The Sunday before Lent is a long time back now: dark days of February and everyone reluctantly getting up and getting on with it, credit cards staggering back into functional use, but with something very interesting happening in the pages of Matthew, Mark and Luke in the form of: The Transfiguration of Jesus Christ. There is a significant similarity in these accounts. Transfiguration is a great help in understanding Resurrection. Jesus is seen in The Transfiguration differently, while continuing to be recognized as the same person. He stands with Moses and Elijah, who represent The Law and The Prophets, the pillars of stability and creativity in the Israelite tradition. He is seen differently from before by Peter, James and John. Nothing is quite the same thereafter. Transfiguration is different from that catch–all word: change. Transfiguration points to a dynamic, energetic change from within. I suggest that this is what we are looking for in our living out the life of resurrection. The suffering of Jesus Christ is the centre–piece of transfiguration and resurrection; it is the suffering of Jesus Christ that enables us to be changed on an annual basis while remaining the same people and living a life of difference as the same people.

FROM GLORY TO GLORY …

One of the great cries of hope that comes through in a much–loved hymn is the phrase:
… changed from glory into glory, ‘til in heaven we take our place …

This is the voice of glory we need to hear as we move from Lent to Easter and on to Pentecost because it is the voice of transformation and of transfiguration. It is the positive voice that shows us that who we are is a gift of God and something created within us for that very reason. It is by our engagement with the gift of God that we become better, not by our waiting to become better to become worthy to receive. After all: Christ is Risen!

The Transfiguration helps us with using the gift of resurrection on an annual and on a daily basis. The key lies in the two qualities represented there in Moses and Elijah: stability and creativity. Many people are confused and irritated by change for the sake of change and therefore they go on to resist change that is change to a good and an essential purpose. The movement between stability and creativity, The Law and The Prophets in the Hebrew Scriptures, is the backdrop essential to our grasping what is going on in resurrection. Taken out of their specifically religious milieux and into a civic space, these ways of doing things offer us a way forward in contested space, space that in fact belongs to everyone but space which today is highly competitive space. The interchange between Faith Communities and the political world remains important to civic life because religious expression has not disappeared with the rapidity and the finality a secular society has hoped and assumed.
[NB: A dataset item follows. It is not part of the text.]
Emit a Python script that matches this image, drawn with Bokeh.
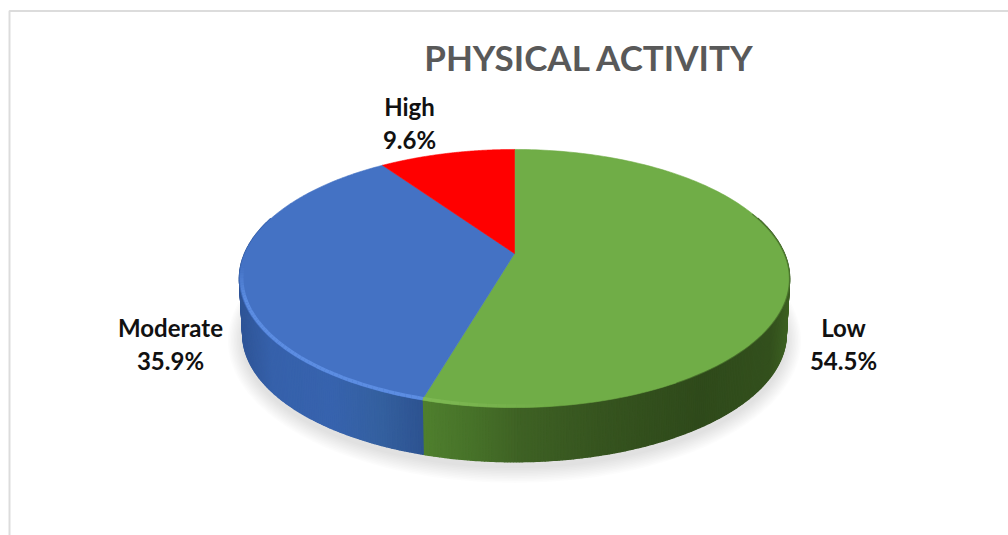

PROGRESS IS A TIRESOME FRIEND

In Ireland North and South we are finding, and probably not for the first time in our history, that progress is a tiresome friend. Twenty years of The Good Friday/Belfast Agreement have shown us that The Peace is very hard work and always requires encouragement, hope, forbearance and love in order to set its compass and plot its course. The last of these – love – no longer seems to be a public virtue. One Hundred Years of Independence bring their own difficulties in terms of the word: progress also.

The past is easier to commemorate and its social constructs are easier to seek to tear down than the future is to create. Again love no longer seems to be a public virtue. Everybody speaks of the need for patience and vision and I think that we are entitled to ask the question: What are the components of such love as a public and a civic virtue and vision? I simply suggest the following to get us started:

A tolerance that expands and enlarges beyond toleration
A respect that already is greater than respectability itself
A righteousness that goes beyond regulation

Most of all: a connection of the individual with the personal in his or her life and in the life and dignity of The Other.

All of these ask much of people of faith but being asked much of is what we are called to do. This is the vital role of Faith Communities to public and to civic life.

POST–HAWKING

Living a life of faith in the post–Hawking era was never going to be easy. Stephen Hawking, whose book A brief History of Time sold more than ten million copies, has done more in our day than any other single individual to show us all that science is not going away. Religious people in the post–Hawking era cannot pretend that science does not exist in a world that we seek and strive to understand theologically. Hawking sought to explain it non–theologically. Since 2010 Hawking held that, given the laws of physics, nature drags itself into existence and there is no need for a creator. In expounding this argument he effectively seems to hold that religious people think of the universe as being like a model railway track and God as setting the train going. However, from a theological point of view, creation out of nothing is not about setting procedures and processes in motion; it is to assert that God is at work at all moments and it is to concentrate on relation as pivotal to a theological understanding of the universe. God is not someone we, as theological beings, would expect to find at some temporal edge. To engage actively with Hawking’s removal of a temporal edge does away with an initial moment when God might be confused as one more cause in a chain of causes, for those of us who believe in God. I am not asking supporters of Hawking to agree with me; nor am I suggesting an easy eliding of what he teaches and what Christian faith teaches. That would be to do him an injustice when he has no right of reply. What I am saying is that for a person of faith, the cosmology of Hawking asks more not less of us as people of faith in relation to three fundamental questions coming directly out of Easter:

Who is my neighbour?
What is my community?
Who will call my name?

Hawking challenges us to set aside the rhetoric of denial that is such a feature of The Passion through which we have just now travelled and which still ricochets so noisily through Irish life today. The courage of Hawking to shed light in dark holes and to journey fearlessly into and through knowledge is an inspiration of the human spirit.

People of faith cannot escape, nor should we want to escape, the expansion of perspective on the cosmos that he has given us. It is for us to grapple with his wisdom and to set it alongside the verse from Scripture where our exploration of humanity began not so long ago on Christmas Day: In the beginning was The Word … (St John 1.1) The resolution of these on Easter Day is not his problem, it is ours.

Colossians 3.2: ‘Set your minds on things that are above, not on things that are on earth, for you have died and your life is hidden with Christ in God.’